2. Fabryczny system infomedialny
Tak nazwałem ten punkt, bo tak naprawdę to radio z wielkim wyświetlaczem, który jest dotykowy, ale nie wygląda na fabryczny. Jest trochę jakby wsadzony na siłę, a nie ma w środku nawigacji i innych tego typu rzeczy. Na szczęście działa dobrze i można do niego podłączyć telefon przez Bluetooth.

3. Brak mocy
Nie da się ukryć, że 80 KM mocy i 106 Nm maksymalnego momentu obrotowego nie brzmi dynamicznie. Nawet w małym samochodzie, który niewiele waży. Przez to Space Star jest przyjemny tylko w mieście przy niskich prędkościach.

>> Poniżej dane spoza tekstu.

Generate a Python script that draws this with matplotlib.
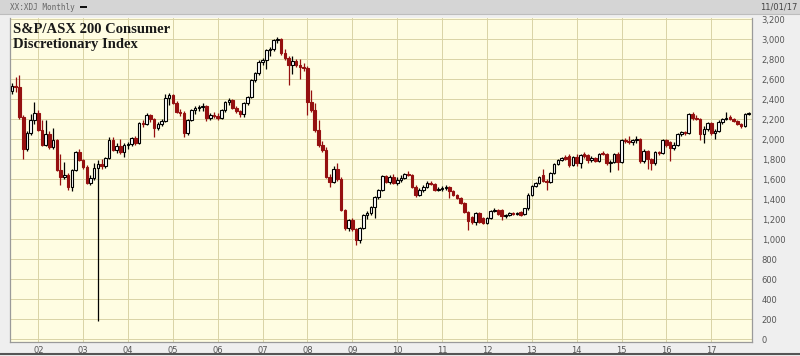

Poza miastem niestety mocy i pary brakuje, więc dalsze trasy planowałbym sporadycznie.

Oczywiście to nie wszystkie istotne sprawy w tym samochodzie, bo można narzekać na jakość wykonania czy brak pewnych udogodnień w wyposażeniu, ale w pamięci trzeba mieć cenę. Oczywiście w konfiguratorze Mitsubishi można trochę dopieścić, ale to właśnie w podstawowej wersji ma najwięcej sensu.
Jako drugie auto, które służy tylko do jazdy po mieście sprawdzi się idealnie, a przy tym jeszcze dobrze wygląda. Nie kombinujcie jednak z kolorami – żółty rządzi!